— start of DATA EXTRACT —

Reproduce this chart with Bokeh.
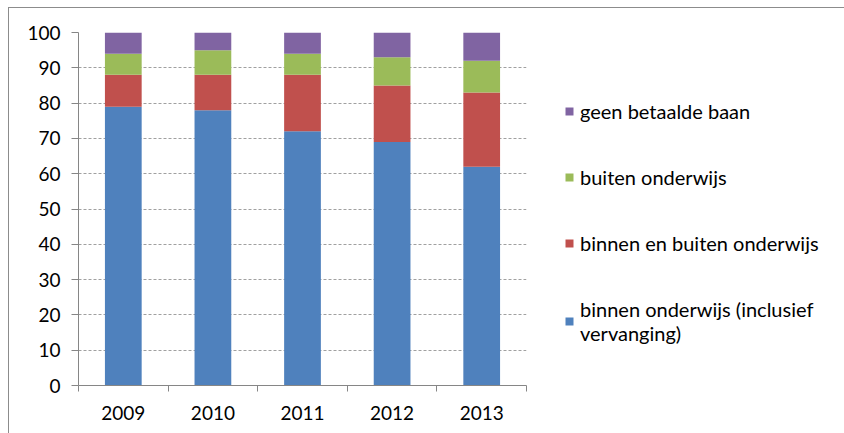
from bokeh.plotting import figure
from bokeh.models import ColumnDataSource, FixedTicker, Legend, LegendItem, Range1d
from bokeh.embed import file_html
from bokeh.resources import INLINE

# ---- data ----
years = ["2009", "2010", "2011", "2012", "2013"]
binnen_onderwijs = [79, 78, 72, 69, 62]
binnen_en_buiten = [9, 10, 16, 16, 21]
buiten_onderwijs = [6, 7, 6, 8, 9]
geen_betaalde_baan = [6, 5, 6, 7, 8]
series_labels = [
    "binnen onderwijs (inclusief\nvervanging)",
    "binnen en buiten onderwijs",
    "buiten onderwijs",
    "geen betaalde baan",
]
y_ticks = list(range(0, 101, 10))

colors = ["#4F81BD", "#C0504D", "#9BBB59", "#8064A2"]
FONT = "Lato"

xpos = [i + 0.5 for i in range(len(years))]
src = ColumnDataSource(dict(
    x=xpos,
    s0=binnen_onderwijs,
    s1=binnen_en_buiten,
    s2=buiten_onderwijs,
    s3=geen_betaalde_baan,
))

p = figure(
    frame_width=448, frame_height=353,
    x_range=Range1d(0, len(years)), y_range=Range1d(0, 100),
    output_backend="svg", toolbar_location=None,
    min_border_left=69, min_border_right=311,
    min_border_top=24, min_border_bottom=48,
)
p.styles = {"margin-left": "8px", "margin-top": "7px",
            "border-top": "1px solid #8c8c8c",
            "border-left": "1px solid #8c8c8c",
            "border-right": "1px solid #8c8c8c"}
p.outline_line_color = None

renderers = p.vbar_stack(["s0", "s1", "s2", "s3"], x="x", width=0.41,
                         color=colors, line_color=None, source=src)

# grid
p.xgrid.grid_line_color = None
p.ygrid.ticker = FixedTicker(ticks=y_ticks)
p.ygrid.grid_line_color = "#a0a0a0"
p.ygrid.grid_line_dash = "3 2"
p.ygrid.grid_line_width = 1

# y axis
ya = p.yaxis[0]
ya.ticker = FixedTicker(ticks=y_ticks)
ya.axis_line_color = "#868686"
ya.major_tick_line_color = "#868686"
ya.major_tick_out = 7
ya.major_tick_in = 0
ya.minor_tick_line_color = None
ya.major_label_text_font = FONT
ya.major_label_text_font_size = "19px"
ya.major_label_text_color = "#000000"
ya.major_label_standoff = 11

# x axis
xa = p.xaxis[0]
xa.ticker = FixedTicker(ticks=xpos, minor_ticks=list(range(len(years) + 1)))
xa.major_label_overrides = {x: y for x, y in zip(xpos, years)}
xa.axis_line_color = "#868686"
xa.major_tick_line_color = None
xa.major_tick_out = 0
xa.major_tick_in = 0
xa.minor_tick_line_color = "#868686"
xa.minor_tick_out = 6
xa.minor_tick_in = 0
xa.major_label_text_font = FONT
xa.major_label_text_font_size = "19px"
xa.major_label_text_color = "#000000"
xa.major_label_standoff = 14

# legend (top to bottom: reverse stack order)
items = [LegendItem(label=lab, renderers=[r])
         for lab, r in zip(series_labels[::-1], renderers[::-1])]
legend = Legend(
    items=items, location=(38, 40),
    glyph_width=10, glyph_height=10, label_standoff=6,
    label_text_font=FONT, label_text_font_size="20px",
    label_text_color="#000000", label_height=20,
    spacing=42, padding=0, margin=0,
    border_line_color=None, background_fill_alpha=0,
)
p.add_layout(legend, "right")

open("out.html", "w").write(file_html(p, INLINE))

— end of DATA EXTRACT —

_TASK PROMPT_.
Reproduce every line precisely as given, omitting all pictures.

_THE REPLY_.
Reproduce this chart with Bokeh.
from bokeh.plotting import figure
from bokeh.models import ColumnDataSource, FixedTicker, Legend, LegendItem, Range1d
from bokeh.embed import file_html
from bokeh.resources import INLINE

# ---- data ----
years = ["2009", "2010", "2011", "2012", "2013"]
binnen_onderwijs = [79, 78, 72, 69, 62]
binnen_en_buiten = [9, 10, 16, 16, 21]
buiten_onderwijs = [6, 7, 6, 8, 9]
geen_betaalde_baan = [6, 5, 6, 7, 8]
series_labels = [
    "binnen onderwijs (inclusief\nvervanging)",
    "binnen en buiten onderwijs",
    "buiten onderwijs",
    "geen betaalde baan",
]
y_ticks = list(range(0, 101, 10))

colors = ["#4F81BD", "#C0504D", "#9BBB59", "#8064A2"]
FONT = "Lato"

xpos = [i + 0.5 for i in range(len(years))]
src = ColumnDataSource(dict(
    x=xpos,
    s0=binnen_onderwijs,
    s1=binnen_en_buiten,
    s2=buiten_onderwijs,
    s3=geen_betaalde_baan,
))

p = figure(
    frame_width=448, frame_height=353,
    x_range=Range1d(0, len(years)), y_range=Range1d(0, 100),
    output_backend="svg", toolbar_location=None,
    min_border_left=69, min_border_right=311,
    min_border_top=24, min_border_bottom=48,
)
p.styles = {"margin-left": "8px", "margin-top": "7px",
            "border-top": "1px solid #8c8c8c",
            "border-left": "1px solid #8c8c8c",
            "border-right": "1px solid #8c8c8c"}
p.outline_line_color = None

renderers = p.vbar_stack(["s0", "s1", "s2", "s3"], x="x", width=0.41,
                         color=colors, line_color=None, source=src)

# grid
p.xgrid.grid_line_color = None
p.ygrid.ticker = FixedTicker(ticks=y_ticks)
p.ygrid.grid_line_color = "#a0a0a0"
p.ygrid.grid_line_dash = "3 2"
p.ygrid.grid_line_width = 1

# y axis
ya = p.yaxis[0]
ya.ticker = FixedTicker(ticks=y_ticks)
ya.axis_line_color = "#868686"
ya.major_tick_line_color = "#868686"
ya.major_tick_out = 7
ya.major_tick_in = 0
ya.minor_tick_line_color = None
ya.major_label_text_font = FONT
ya.major_label_text_font_size = "19px"
ya.major_label_text_color = "#000000"
ya.major_label_standoff = 11

# x axis
xa = p.xaxis[0]
xa.ticker = FixedTicker(ticks=xpos, minor_ticks=list(range(len(years) + 1)))
xa.major_label_overrides = {x: y for x, y in zip(xpos, years)}
xa.axis_line_color = "#868686"
xa.major_tick_line_color = None
xa.major_tick_out = 0
xa.major_tick_in = 0
xa.minor_tick_line_color = "#868686"
xa.minor_tick_out = 6
xa.minor_tick_in = 0
xa.major_label_text_font = FONT
xa.major_label_text_font_size = "19px"
xa.major_label_text_color = "#000000"
xa.major_label_standoff = 14

# legend (top to bottom: reverse stack order)
items = [LegendItem(label=lab, renderers=[r])
         for lab, r in zip(series_labels[::-1], renderers[::-1])]
legend = Legend(
    items=items, location=(38, 40),
    glyph_width=10, glyph_height=10, label_standoff=6,
    label_text_font=FONT, label_text_font_size="20px",
    label_text_color="#000000", label_height=20,
    spacing=42, padding=0, margin=0,
    border_line_color=None, background_fill_alpha=0,
)
p.add_layout(legend, "right")

open("out.html", "w").write(file_html(p, INLINE))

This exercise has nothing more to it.